## What the exercise asks
Search the listing below for the string "that" and copy every line where it occurs.

## Data section
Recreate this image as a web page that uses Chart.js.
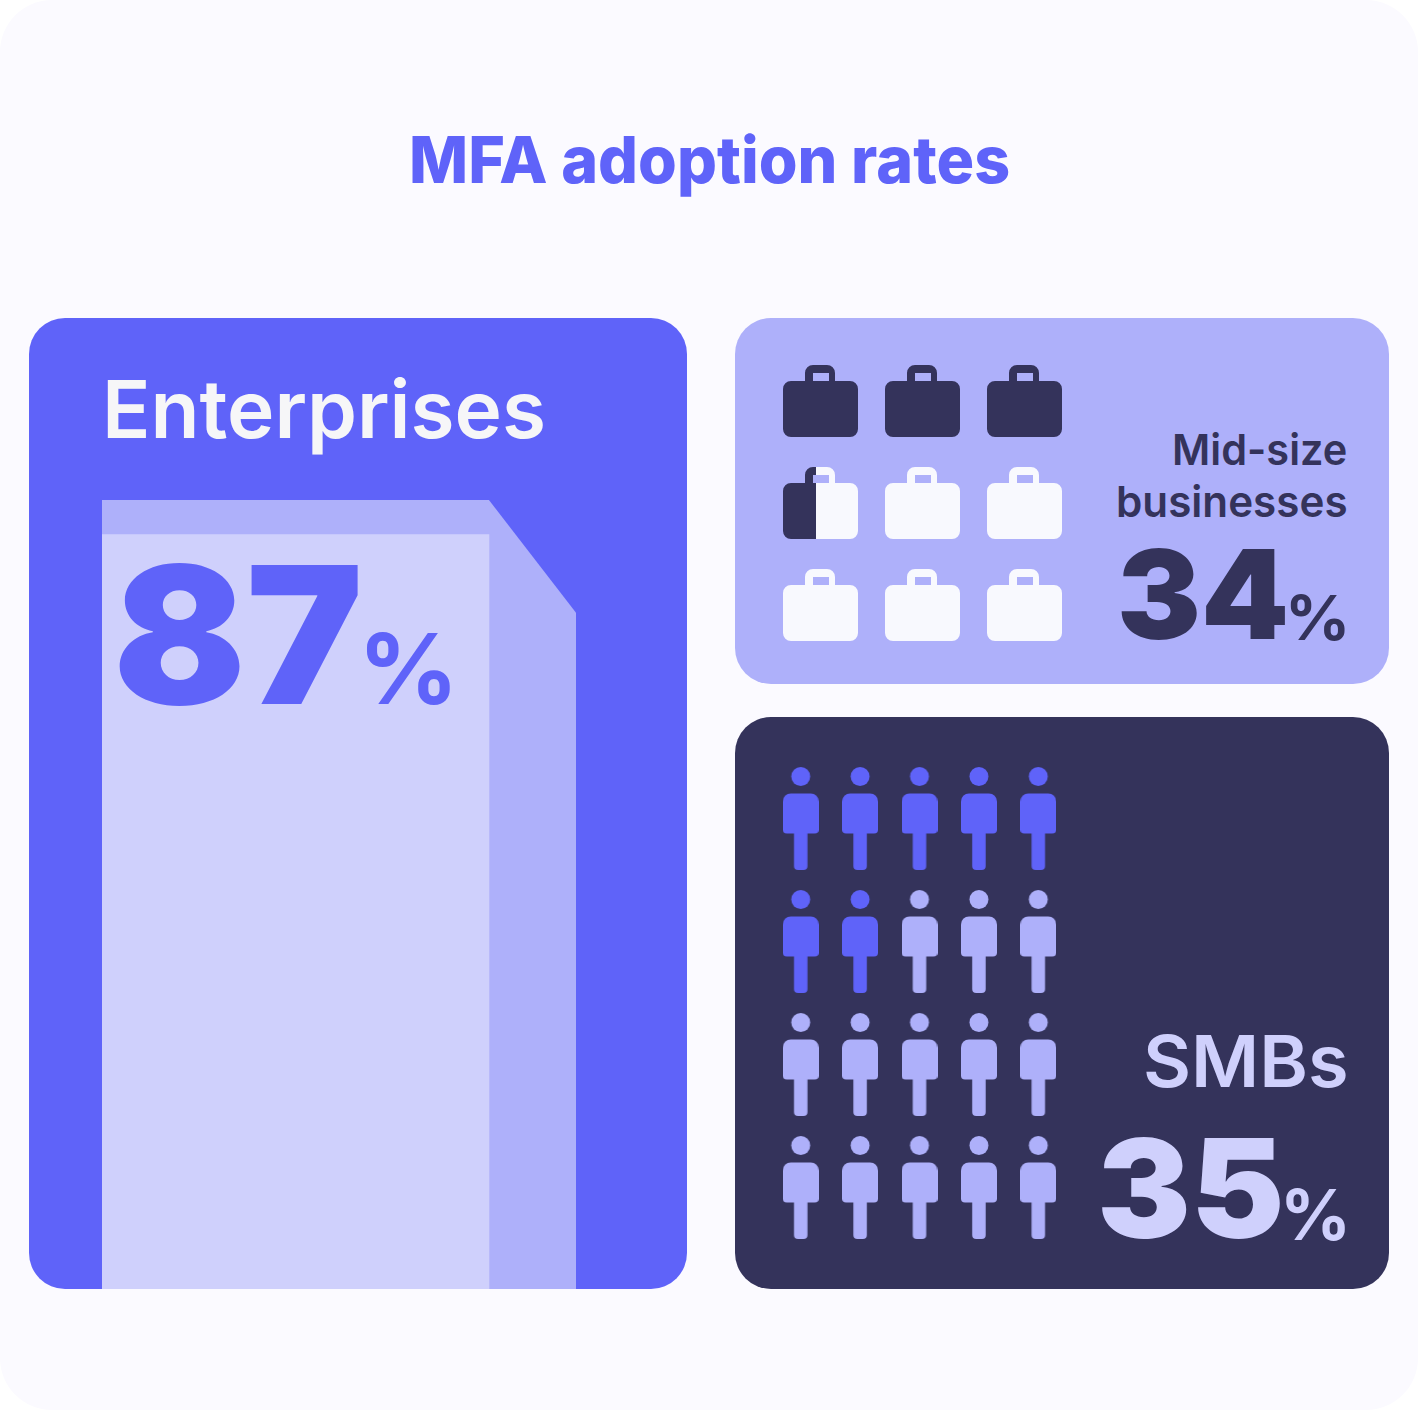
<!DOCTYPE html>
<html>
<head>
<meta charset="utf-8">
<title>MFA adoption rates</title>
<style>
html,body{margin:0;padding:0;background:#fff;width:1418px;height:1410px;overflow:hidden}
#card{position:absolute;left:0;top:0;width:1418px;height:1410px;border-radius:52px;background:#FBFAFF}
.panel{position:absolute;border-radius:36px}
.plot{position:absolute}
.plot canvas{display:block}
.t{position:absolute;white-space:pre;transform-origin:0 0;line-height:1;font-family:Inter,sans-serif}
</style>
<script src="https://cdn.jsdelivr.net/npm/chart.js@4/dist/chart.umd.min.js"></script>
</head>
<body>
<div id="card"></div>
<div class="panel" style="left:29px;top:318px;width:658px;height:971px;background:#5F63F9"></div>
<div class="panel" style="left:735px;top:318px;width:654px;height:366px;background:#AEB0FA"></div>
<div class="panel" style="left:735px;top:717px;width:654px;height:572px;background:#34335B"></div>
<div class="plot" style="left:102px;top:500px"><canvas id="cEnt" width="474" height="789"></canvas></div>
<div class="plot" style="left:770px;top:350px"><canvas id="cMid" width="306" height="306"></canvas></div>
<div class="plot" style="left:771px;top:757px"><canvas id="cSmb" width="297" height="492"></canvas></div>
<script>
// ---- data ----
const enterpriseValue = 87;
const midValue = 34;
const smbValue = 35;
// Enterprise "building": front face x position and the receding side outline
const buildingFrontX = [50];
const buildingSideX = [0, 100, 122.5, 122.5];
const buildingSideY = [91, 91, 78, 0];
// Mid-size pictogram: 3 x 3 briefcases, share of each icon that is dark
const midCols = [0, 1, 2];
const midRows = [0, 1, 2];
const midFill = [1, 1, 1, 0.44, 0, 0, 0, 0, 0];
// SMB pictogram: 5 x 4 people, 1 = highlighted
const smbCols = [0, 1, 2, 3, 4];
const smbRows = [0, 1, 2, 3];
const smbFill = [1, 1, 1, 1, 1, 1, 1, 0, 0, 0, 0, 0, 0, 0, 0, 0, 0, 0, 0, 0];

const C = {blue:'#5F63F9', mid:'#AEB0FA', pale:'#CFD0FC', dark:'#34335B', white:'#F8F9FE', text:'#F6F6F8'};

function rr(ctx,x,y,w,h,r){ctx.beginPath();ctx.roundRect(x,y,w,h,r);}

function briefcaseShape(ctx){
  ctx.beginPath();
  ctx.roundRect(0,16,75,56,8);
  ctx.roundRect(22,0,30,20,[8,8,0,0]);
  ctx.fill();
  ctx.clearRect(29.5,8,16,8);
}
function briefcaseIcon(frac){
  const c=document.createElement('canvas');c.width=76;c.height=72;
  const g=c.getContext('2d');
  g.fillStyle=C.white;briefcaseShape(g);
  if(frac>0){
    const d=document.createElement('canvas');d.width=76;d.height=72;
    const h=d.getContext('2d');
    h.fillStyle=C.dark;briefcaseShape(h);
    g.clearRect(0,0,75*frac,72);
    g.drawImage(d,0,0,75*frac,72,0,0,75*frac,72);
  }
  return c;
}
function personIcon(color){
  const c=document.createElement('canvas');c.width=36;c.height=103;
  const g=c.getContext('2d');
  g.fillStyle=color;
  g.beginPath();g.arc(18,9.5,9.5,0,Math.PI*2);g.fill();
  rr(g,0,26.5,36,40,[8,8,4,4]);g.fill();
  rr(g,11.25,60,13.5,43,[0,0,4,4]);g.fill();
  return c;
}

const base = {
  responsive:false, animation:false, events:[],
  layout:{padding:0,autoPadding:false},
  plugins:{legend:{display:false},tooltip:{enabled:false},title:{display:false}}
};
const hidden = (min,max,reverse)=>({type:'linear',display:false,bounds:'data',min,max,reverse:!!reverse,offset:false,grid:{display:false}});

new Chart(document.getElementById('cEnt'),{
  data:{datasets:[
    {type:'bar',label:'Enterprises',data:buildingFrontX.map(x=>({x,y:enterpriseValue})),
     backgroundColor:C.pale,barThickness:387,order:1},
    {type:'line',label:'side',data:buildingSideX.map((x,i)=>({x,y:buildingSideY[i]})),
     borderWidth:0,pointRadius:0,tension:0,fill:'origin',backgroundColor:C.mid,order:2}
  ]},
  options:{...base,scales:{x:hidden(0,122.5),y:hidden(0,91)}}
});

const midPts=[];midRows.forEach((r,i)=>midCols.forEach((c,j)=>midPts.push({x:c,y:r,f:midFill[i*midCols.length+j]})));
new Chart(document.getElementById('cMid'),{
  type:'scatter',
  data:{datasets:[{label:'Mid-size businesses',data:midPts,
    pointStyle:midPts.map(p=>briefcaseIcon(p.f)),pointRadius:38}]},
  options:{...base,scales:{x:hidden(-0.5,2.5),y:hidden(-0.5,2.5,true)}}
});

const smbPts=[];smbRows.forEach((r,i)=>smbCols.forEach((c,j)=>smbPts.push({x:c,y:r,f:smbFill[i*smbCols.length+j]})));
const personOn=personIcon(C.blue), personOff=personIcon(C.mid);
new Chart(document.getElementById('cSmb'),{
  type:'scatter',
  data:{datasets:[{label:'SMBs',data:smbPts,
    pointStyle:smbPts.map(p=>p.f?personOn:personOff),pointRadius:36}]},
  options:{...base,scales:{x:hidden(-0.5,4.5),y:hidden(-0.5,3.5,true)}}
});

// ---- text: [string, font-size, weight, colour, ink-left, ink-right, baseline]
const texts = [
  ['MFA adoption rates',65,800,C.blue,412,1009,183],
  ['Enterprises',80,600,C.text,107,543,438],
  [enterpriseValue+'',191,900,C.blue,119,358,704],
  ['%',98,700,C.blue,366,450,704],
  ['Mid-size',43,600,C.dark,1175,1346,465],
  ['businesses',43,600,C.dark,1118,1346,517],
  [midValue+'',124,900,C.dark,1121,1285,639],
  ['%',62,700,C.dark,1290,1345,640],
  ['SMBs',72,600,C.pale,1146,1346,1087],
  [smbValue+'',137,900,C.pale,1102,1280,1238],
  ['%',70,700,C.pale,1286,1345,1240]
];
const mc=document.createElement('canvas').getContext('2d');
texts.forEach(([s,size,w,col,l,r,b])=>{
  const el=document.createElement('div');el.className='t';el.textContent=s;
  el.style.fontSize=size+'px';el.style.fontWeight=w;el.style.color=col;
  const strut=document.createElement('span');strut.style.cssText='display:inline-block;width:0;height:0;vertical-align:baseline';
  el.appendChild(strut);
  document.body.appendChild(el);
  mc.font=w+' '+size+'px Inter, sans-serif';
  const m=mc.measureText(s);
  const ink=m.actualBoundingBoxLeft+m.actualBoundingBoxRight;
  const sx=(r-l)/ink;
  el.style.left=(l+m.actualBoundingBoxLeft*sx)+'px';
  el.style.top='0px';
  const y=strut.getBoundingClientRect().bottom;
  el.style.top=(b-y)+'px';
  el.style.transform='scaleX('+sx+')';
});
</script>
</body>
</html>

## Response for this exercise
Recreate this image as a web page that uses Chart.js.
// Mid-size pictogram: 3 x 3 briefcases, share of each icon that is dark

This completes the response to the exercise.